Da sombra do dogma à luz da razão ~


~ Uranografia Geral (*) 
O espaço e o tempo ~ 

| Galileu, Espírito 
(Études Uranographi-ques) (III) 

A Criação primeira 🌈

  Depois de ter considerado o Universo sob os pontos de vista gerais da sua composição, das suas leis e das suas propriedades, podemos dirigir os nossos estudos para o modo de formação que deu vida aos mundos e aos seres; desceremos depois à criação da Terra em particular e ao seu estado actual na universalidade das coisas e daí, tomando este globo como ponto de partida e como unidade relativa, procederemos aos nossos estudos planetários e siderais. 

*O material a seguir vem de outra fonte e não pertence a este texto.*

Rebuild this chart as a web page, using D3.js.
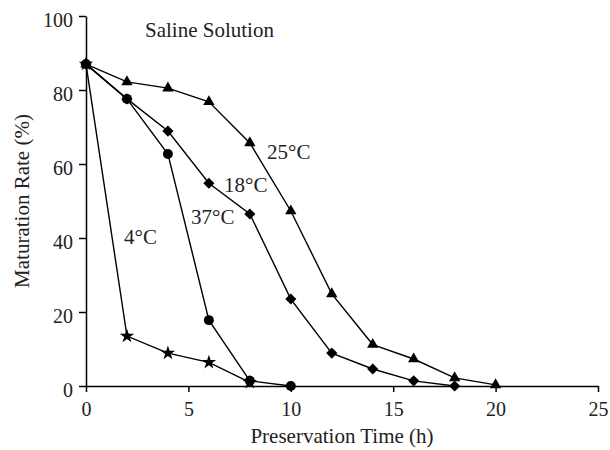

  Se bem entendemos a relação ou, melhor, a oposição entre a eternidade e o tempo, se nos tivermos familiarizado com esta ideia, que o tempo não passa de uma medida relativa da sucessão de coisas transitórias enquanto a eternidade é essencialmente una, imóvel e permanente e que não é susceptível de qualquer medida sob o ponto de vista da duração, percebemos que, para ela, não existe princípio nem fim. 

  Por outro lado, se fizermos uma ideia correcta – apesar de necessariamente muito fraca – da infinitude do poder divino, perceberemos porque o Universo sempre existiu e porque sempre existirá. A partir do momento em que Deus foi; as suas perfeições eternas falaram. Antes dos tempos nascerem, a eternidade incomensurável recebeu a palavra divina e fundou o espaço, eterno como ela. 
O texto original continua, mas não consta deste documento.